Winding Your Way Through Weed

California. The Golden State. The Wild West. A place of unique firsts: The Frisbee, TV and radio broadcasts, the enclosed mall, the seedless watermelon, the vacuum tube, freeway gas stations, supermarkets and Barbie. Not bad eh?
In 1996, California was also the first state to legalize medical pot, sparking a trend that now includes 25 other states. Five years ago, Colorado and Washington state became the first to legalize recreational cannabis, making Seattle and Denver the new Amsterdam. In fact, the gange is the most widely used semi-legal recreational drug in the Western world with 13.7% of Americans toking regularly. And most doobee users are males.

Two Male Brains

Now this could be good for the world in many ways, but not so good in others. The active component of marijuana is Δ9-tetrahydrocannabiol (THC), which has receptors in both the brain and the testis, both key male behavior centers. We know a lot about how pot affects the brain but very little about its influence on the nether regions. My sense is that effect of pot on male fertility is likely to put other environmental toxins, including tobacco, to shame.

Sperm Toke Too

Why so harsh on the diggy? Well, for one, sperm themselves have receptors for the endocannabinoids found in pot. And not unlike pot induced mood alternations, sperm from weed users also behave abnormally compared with sperm from men with confirmed fertility, says a lab study from the University of Buffalo.  Sperm exposed to high levels of THC show changes in the sperm enzyme cap, called the acrosome. And linked to this is a reduction in the normal vigorous swimming patterns such that sperm sprint too early and then “burn out” quicker, leading to a reduced ability to reach the egg for proper fertilization. Guys, the path sperm take through the woman’s body is damn hard enough, but making them act silly ain’t gonna help things at all!
So marijuana’s not good for sperm in a dish, but what about the real world?
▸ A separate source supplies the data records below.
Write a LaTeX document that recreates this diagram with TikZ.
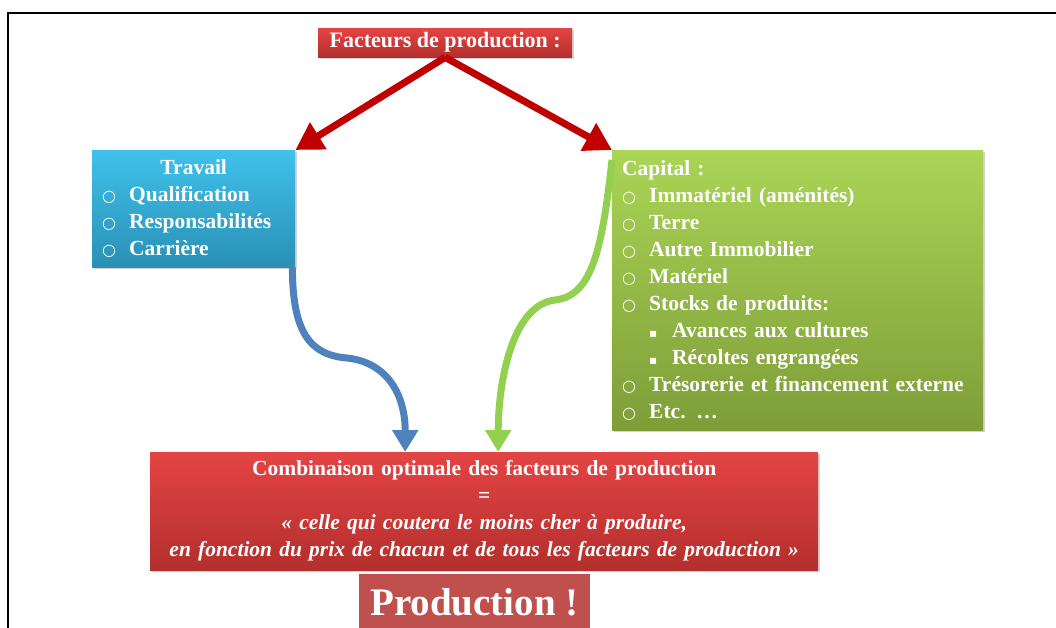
\documentclass[tikz,border=0pt]{standalone}
\usepackage{fontspec}
\setmainfont{Liberation Serif}
\newfontfamily\symfont{DejaVu Sans}
\usetikzlibrary{arrows.meta,shadows}

\definecolor{factred}{HTML}{C00000}
\definecolor{travtop}{HTML}{3FC1EC}
\definecolor{travbot}{HTML}{2A90B4}
\definecolor{captop}{HTML}{AAD556}
\definecolor{capbot}{HTML}{7E9D38}
\definecolor{combtop}{HTML}{E44444}
\definecolor{combbot}{HTML}{B32F2D}
\definecolor{prodred}{HTML}{C0504D}
\definecolor{travblue}{HTML}{4F81BD}
\definecolor{capgreen}{HTML}{92D050}

\newcommand{\obul}{\makebox[27pt][l]{\symfont\fontsize{16}{16}\selectfont ○}}
\newcommand{\sbul}{\hspace*{27pt}\makebox[23pt][l]{\symfont\fontsize{12}{12}\selectfont ▪}}

\tikzset{
  boxbase/.style={anchor=north west, inner xsep=10pt, inner ysep=0pt, text=white,
    font=\bfseries\fontsize{21.5}{27}\selectfont,
    drop shadow={shadow xshift=2pt, shadow yshift=-2pt, opacity=0.35}},
  factbox/.style={boxbase, top color=combtop, bottom color=combbot, align=center,
    minimum width=254pt, minimum height=29pt, font=\bfseries\fontsize{22}{24}\selectfont},
  travbox/.style={boxbase, top color=travtop, bottom color=travbot, align=left,
    text width=183pt, minimum height=117pt},
  capbox/.style={boxbase, top color=captop, bottom color=capbot, align=left,
    text width=351pt, minimum height=280pt},
  combbox/.style={boxbase, top color=combtop, bottom color=combbot, align=center,
    text width=648pt, minimum height=118pt},
  prodbox/.style={anchor=north west, fill=prodred, draw=white, line width=2pt, text=white,
    minimum width=233pt, minimum height=58pt, font=\bfseries\fontsize{39}{42}\selectfont},
  redarrow/.style={draw=factred, line width=7pt, -{Triangle[length=27pt,width=30pt]}},
  curvearrow/.style={line width=7pt, -{Triangle[length=22pt,width=25pt]}}
}

\begin{document}
\begin{tikzpicture}[x=1pt,y=-1pt]
  \useasboundingbox (0,0) rectangle (1056,628);
  \draw[line width=2pt] (1056,13) -- (8,13) -- (8,628);

  \node[factbox] (fact) at (318,28) {Facteurs de production :};
  \node[travbox] (trav) at (92,150) {\makebox[183pt][c]{Travail}\\
    \obul Qualification\\
    \obul Responsabilités\\
    \obul Carrière};
  \node[capbox] (cap) at (612,150) {Capital :\\
    \obul Immatériel (aménités)\\
    \obul Terre\\
    \obul Autre Immobilier\\
    \obul Matériel\\
    \obul Stocks de produits:\\
    \sbul Avances aux cultures\\
    \sbul Récoltes engrangées\\
    \obul Trésorerie et financement externe\\
    \obul Etc. …};
  \node[combbox] (comb) at (150,452) {Combinaison optimale des facteurs de production\\
    =\\
    \itshape « celle qui coutera le moins cher à produire,\\
    \itshape en fonction du prix de chacun et de tous les facteurs de production »};
  \node[prodbox] (prod) at (357,572) {Production !};

  \draw[redarrow] (fact.south) -- (trav.north east);
  \draw[redarrow] (fact.south) -- (cap.north west);
  \draw[curvearrow, travblue] ([xshift=-3pt]trav.south east)
    .. controls +(0,65) and (310,355) .. (347,358)
    .. controls (385,362) and ([xshift=-79pt,yshift=60pt]comb.north) .. ([xshift=-79pt]comb.north);
  \draw[curvearrow, capgreen] ([yshift=-10pt]cap.north west)
    .. controls (602,250) and (592,296) .. (555,300)
    .. controls (512,305) and ([xshift=14pt,yshift=70pt]comb.north) .. ([xshift=14pt]comb.north);
\end{tikzpicture}
\end{document}
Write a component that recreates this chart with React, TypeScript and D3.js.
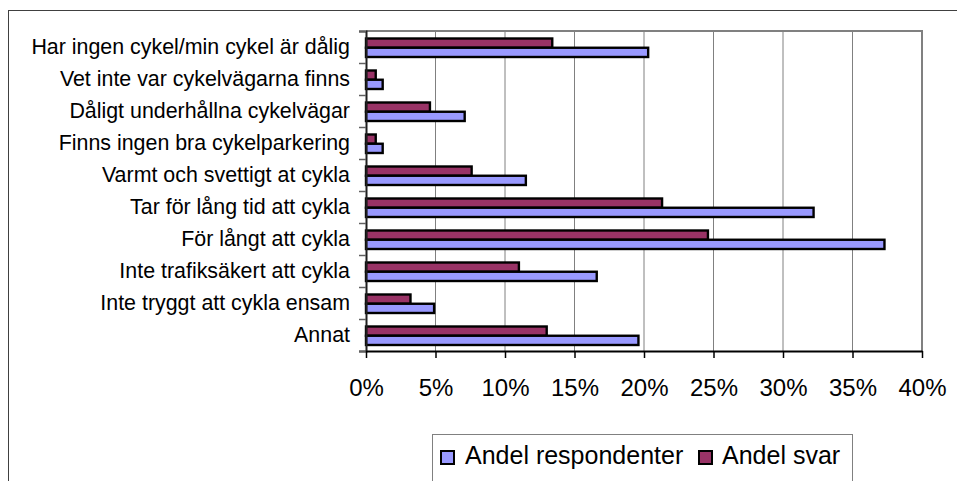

Several population studies also looked at the gange. In a Danish study of 1,215 men burning the bud more than once per week was associated with a 28% lower sperm concentration. Combining weed with other recreational drugs reduced the sperm concentration by 52%. That’s half the sperm count for weed wackers. Another study demonstrated that regular doobee use is associated with poor sperm shape, which is also not good for fertility.
What’s even worse is that the reversibility of pot’s effect on sperm may be drawn out since THC is fat soluble and can hang around in the body for as long as a month after fairly regular use. Sounds a lot like poison to me.
And, since it’s really the THC that buggers things up, the newest craze of edible pot will probably end up having an even larger impact on fertility than toking. Although smoking marijuana gets THC into the body much faster and at higher concentrations, it remains there much longer after eating it. Anyone who’s been there knows that unlike smoked weed, the effects of which are almost instantaneous, edibles take up to an hour to take hold. Get impatient, eat a little more, and you find yourself couch frozen for hours.
Men, think before you puff and pass, if you’d like your sperm to stay top brass.